That's a pretty big assumption. The largest site I work on has 100,000s of pages...

Meekro · 2025-07-03T00:21:04 1751502064

Ok, clearly I had no idea of the scale of it. 200RPS from a single bot sounds pretty bad! Do all 100,000+ pages have to be live to be useful, or could many be served from a cache that is minutes/hours/days old?

Symbiote · 2025-07-03T08:42:59 1751532179

The main data for those pages is in a column store, so it can sustain many thousand RPS (at least).

The problem is we have things like

  Disallow: /the-search-page
  Disallow: /some-statistics-pages

in robots.txt, which is respected by most search engine (etc) crawlers, but completely ignored by the AI crawlers.

By chance, this morning I find a legacy site is down, because in the last 8 hours it's had 2 million hits (70/s) to a location disallowed in robots.txt.
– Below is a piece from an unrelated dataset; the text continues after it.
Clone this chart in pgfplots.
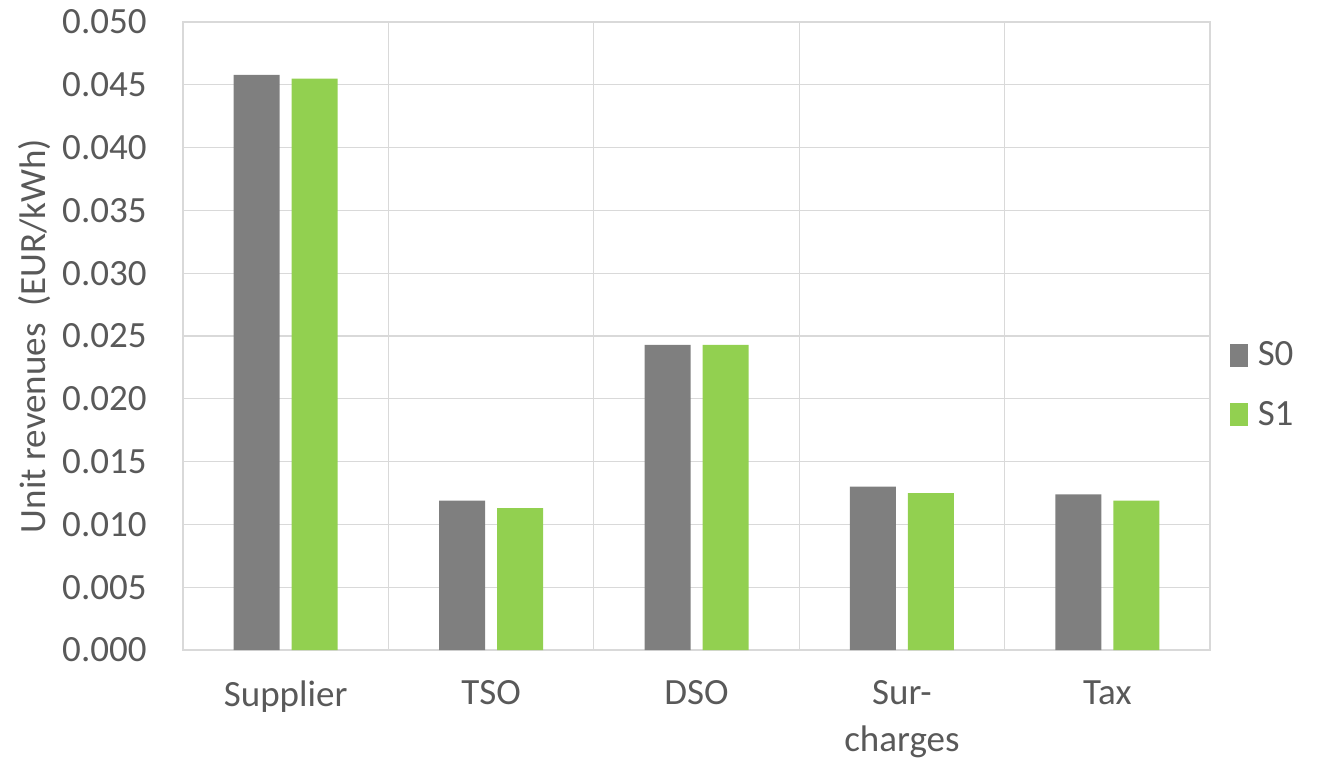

These hits have come from over 1.5 million different IP addresses, so the existing rate-limit-by-IP didn't catch it.

The User-Agents are a huge mixture of real-looking web browsers; the IPs look to come from residential, commercial and sometimes cloud ranges, so it's probably all hacked computers.

I could see Cloudflare might have data to block this better. They don't just get 1 or 2 requests from an IP, they presumably see a stream of them to different sites. They could see many different user agents being used from that IP, and other patterns, and can assign a reputation score.

I think we will need to add a proof-of-work thing in front of these pages and probably whitelist some 'good' bots (Wikipedia, Internet Archive etc). It is annoying since this was working fine in its current form for over 5 years.